Everbloom Decentralized Exchange (DEX) Seeks Licensed Broker-Dealer Status
Why Everbloom DEX is Enduring The Tedious But Necessary' Process to Get a Securities License
The decentralized exchange (DEX) has announced that it is going through with the tedious but necessary process to obtain a license from the Financial Industry Regulatory Authority (FINRA), the self-regulatory organization (SRO) for securities dealers.
Everbloom as one of the DEXs is “decentralized” in the sense that they let traders retain custody of their assets and utilize open source platforms that don't necessarily require know-your-customer (KYC) identity checks.

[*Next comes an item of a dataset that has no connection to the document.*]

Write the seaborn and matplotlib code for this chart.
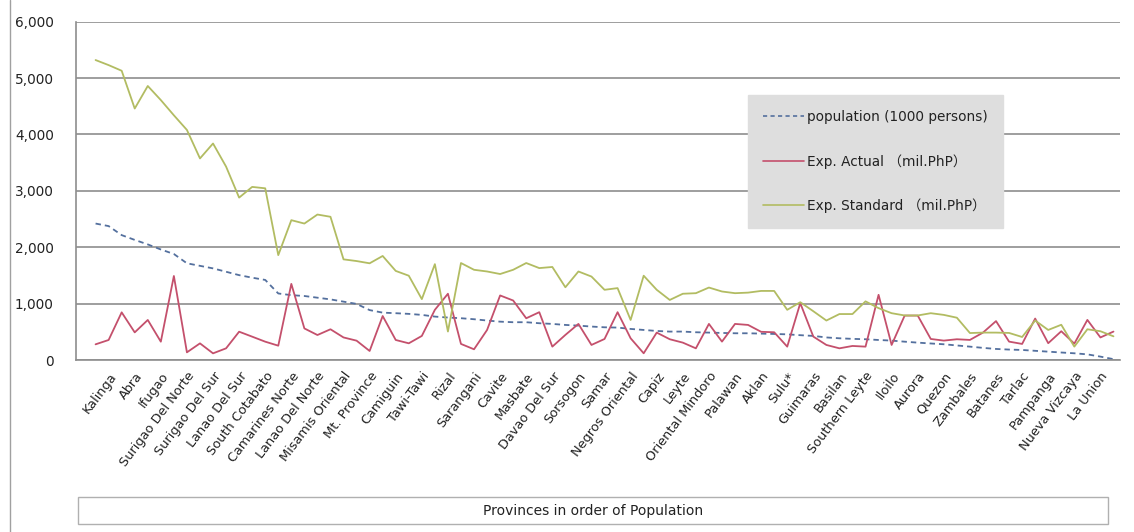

Everbloom CEO Andrew Rollins said the appeal of the decentralized or non-custodial exchange approach is that [traders] get to define their own custody solutions. Meanwhile, Everbloom has also registered with the U.S. Securities and Exchange Commission. If approved, the company said it would be allowed to profit from services related to trading securities given the uncertain regulatory environment for tokens issued through initial coin offerings (ICOs).
Speaking about the move, Everbloom chief operating officer Scott Pirrello said obtaining a broker-dealer license is a long, tedious and expensive endeavor but they believe a necessary one that will ultimately add long-term value to the company and position it well against its competitors.
After raising $2 million from investors such as Mashable co-founder Frederick Townes, Indicator Ventures, and First Star venture firm's Drew Volpe, an early ethereum investor, Everbloom quietly opened its platform for institutional traders in late July. However, the company won't charge for its services until the FINRA license comes through. Pirrello said he expects it to take at least a year to get an answer from regulators. In the meantime, the Everbloom platform is mostly a slick interface where anyone can search multiple DEXs' order books simultaneously and trade directly using cryptocurrency wallets such as MetaMask.